Actors have long been willing to put themselves in harms way for their craft. weight gain and loss has been right at the top of this, with actors bouncing all around the scale in hopes of earning critical praise. For an actor like Orlando Bloom, whose career is teetering on relevancy, and has never been nominated for an Oscar, I’m sure he saw the Cut as a quick fix to that. He lost 52 pounds for the role. It isn’t quite the 62 pounds Christian Bale lost for the Machinist, but perhaps still more dangerous. Bale didn’t have to play a boxer. Bloom had to drop a ton of weight, and also subject himself to fight choreography in the ring. And not a single person has thought about nominating him for this.
Sean Ellis directed this psychological thriller about how far one man is willing to go, and it certainly is not a happy watch. It does become a showcase for Bloom, who was also surprisingly good earlier this year in Deep Cover. In this film, he plays a boxer that suffers a loss at the top of the film, and struggles to find his footing again. it isn’t until a fight comes knocking that he really starts to hone in on his craft again.The problem is, in my opinion, he’s boxing outside his weight class, and trying to drop an absurd amount of weight in a short period of time. At first, his training is fairly safe as his girlfriend (Balfe) is helping to oversee the process. but when it becomes clear he can’t lose the weight, he seeks out expert advice on what to do to get to the fighting weight. Enter a shady boxing guru (John tuturro), who might as well be the devil, since he works Bloom to the bone. Any possible way he can think of to get Bloom down by an ounce, he’ll do, which puts Bloom in a fugue state where he’s open to any and all suggestions. Eventually this puts a strain on his relationship, and it becomes just him and the devil he doesn’t know.

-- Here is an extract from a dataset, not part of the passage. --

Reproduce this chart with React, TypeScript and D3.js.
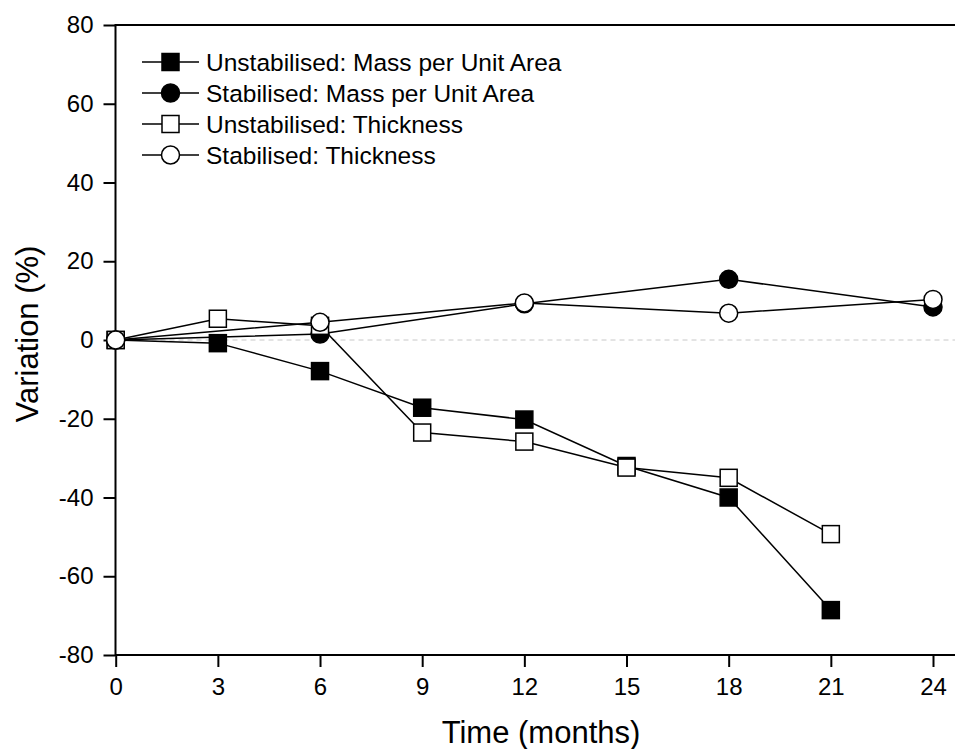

It’s not really a horror film, but it kind of is the same way The machinist was. Near the end of the film, when this boxer has seemingly nothing left to give, he finds that one more thing to give that is deeply troubling and unnerving, which flips this from a psychological thriller into borderline horror. Orlando Bloom really is giving all he’s got here, and tuturro is always a great villain, but the plot around them makes no sense. Why wouldn’t he box in his weight class? losing that much weight means losing muscle mass, and the film never really establishes his true desperation to need this once specific fight.
the movie also does a poor job of making any relationship between bloom and Balfe feel anything more than they just met five minutes ago. She is trying to milk something out of the emotional toil it takes on her, but really there isn’t anything there. It’s not a bad performance, just one not supported by the film. However, much like the Machinist, it does turn into this commanding trial for bloom, who is actually subjecting himself to this weight loss, and giving all of himself as an actor. It’s his performance that pushes this film into the fresh zone, because as hard as he’s working to get some critical accolades here, I can’t deny him. This is his revenant.
The audio description wasn’t claimed by anyone at the end, which was weird. It wasn’t a bad track, so I’m not sure why no one decided to credit themselves.
In a world full of boxing dramas, the best, and possibly only reason to watch the Cut is that it might be Orlando Bloom’s best work ever. So I guess you could say it just barely made the cut.